しかしながら、被告が原告を含む従業員に対して本件捜査への協力を求めたのは、飽くまで業務外の事項について任意の協力を求めたものにすぎない・・・。そして、本件捜査メールの内容・・・は、任意捜査として行われる本件捜査について相談機関に相談した結果を紹介しつつ、原告が本件捜査に応じないことを明らかにした上で、他の従業員に対しても本件捜査に応じることについていささか棘のある表現を用いて疑問を呈したものといえ、受け取る者によっては不快に感じ得るものであることは否定し難いものの、上記のとおり本件捜査についての要請自体が業務外の事項について任意の協力を求めるものであることや現実には本件捜査メールが送信されたことにより本件捜査への協力を止めた者はいなかったこと・・・も考えると、職場の秩序を乱すものとまではいい難い。

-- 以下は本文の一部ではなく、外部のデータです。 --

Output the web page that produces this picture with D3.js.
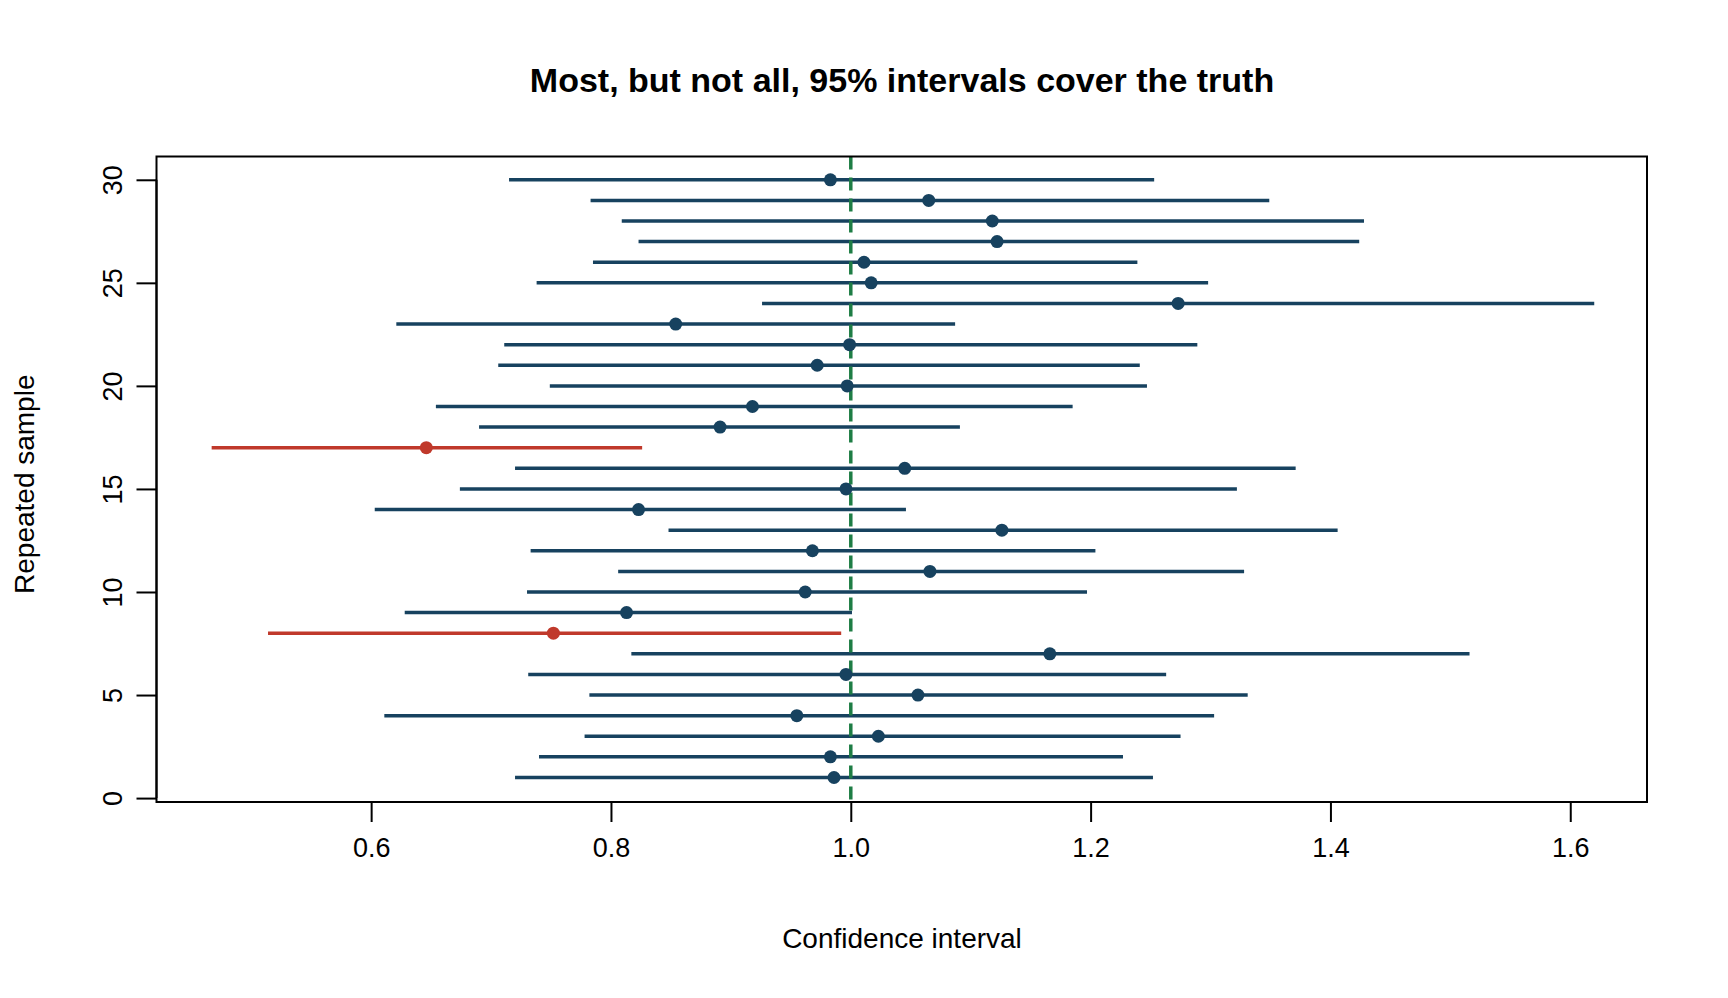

また、そもそも上記のとおり本件捜査への協力の求め自体が業務外の事項について任意の協力を求めるにすぎないものであることも考えると、以上のような内容の本件捜査メールを送信したことが業務上の権限を超えた専断的な行為に当たるともいい難い

「加えて、被告自身、原告が本件捜査メールを送信してから本件嘆願書が提出されるまで、本件捜査メールの送信を問題視していなかった・・・。」

「したがって、原告が本件捜査メールを送信したことが本件主位的解雇の解雇理由に当たるとはいえない。

3.命令ではなかった等の種々の相違はあるが・・・

 まるやま事件の労働者は業務命令に従わなかったのに対し、本件の原告労働者は任意の協力要請に対し、非協力的な意見を表明したにすぎません。その他、種々の前提事実に相違があることから、まるやま事件と本件との結論の相違を矛盾なく説明することは、理論上可能であるとは思います。その意味で、まるやま事件とは、方向が違うというよりも、事案が違うという見方もできるとは思います。

 ただ、そうであるにしても、会社側からの協力要請に対し、自らが従わないだけではなく、他の従業員に対して消極的な意見表明をしたことが問題なしとされたことは、注目に値します。

 不正調査の際には、往々にして任意の仮面を被りながら強圧的な措置がとられるという事象が生じがちです。そうした場合に活用できる裁判例として、本件は銘記しておくべき裁判例であるように思われます。